Workers at Amsterdam public transportation operator GVB will join the upcoming strike. The strike will cause a stoppage of the city’s ferries across the IJ river, as well as the Noord/Zuid subway line that runs below the waterway, in addition to all other bus, tram, and subway lines.
Amsterdam transit alderman, and Labour politician Sharon Dijksma said that she supported the workers’ right to strike but also found that closing off access between the northern borough and the rest of the city will have a harsh impact. She said she was asking workers to consider keeping a few select major routes open during the strike.
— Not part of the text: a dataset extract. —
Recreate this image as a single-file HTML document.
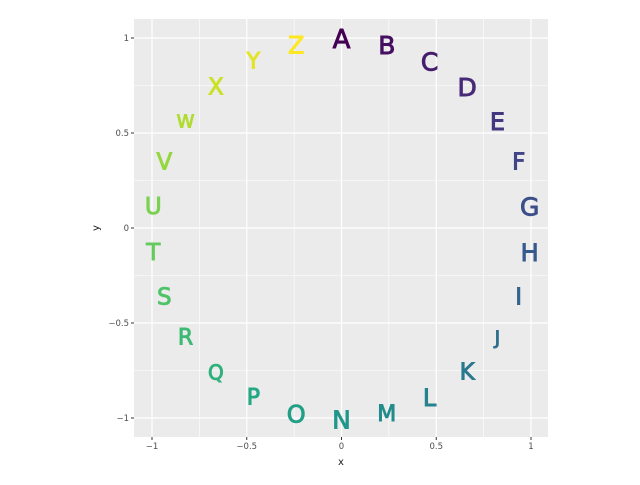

“We are preparing for the strike and will open the IJ Tunnel for cyclists if that is necessary, but we hope it does not come to that,” Dijksma said in remarks at city hall, according to AT5. With the strike, “the Centrum district will actually be cut off from the outside world for a day and the residents of Noord will no longer be able to enter the city,” she concluded.
The IJ Tunnel has been a part of the Amsterdam traffic infrastructure for just over 50 years. Closing the road to vehicles is not without precedent.
The tunnel was opened to bike traffic on June 9, 2005, and June 15, 1993, during previous large-scale transit strikes. It is also frequently closed to road traffic during the Dam tot Damloop, an annual running race from Amsterdam to Zaandam. Occasionally, the tunnel is closed for other biking and protest events.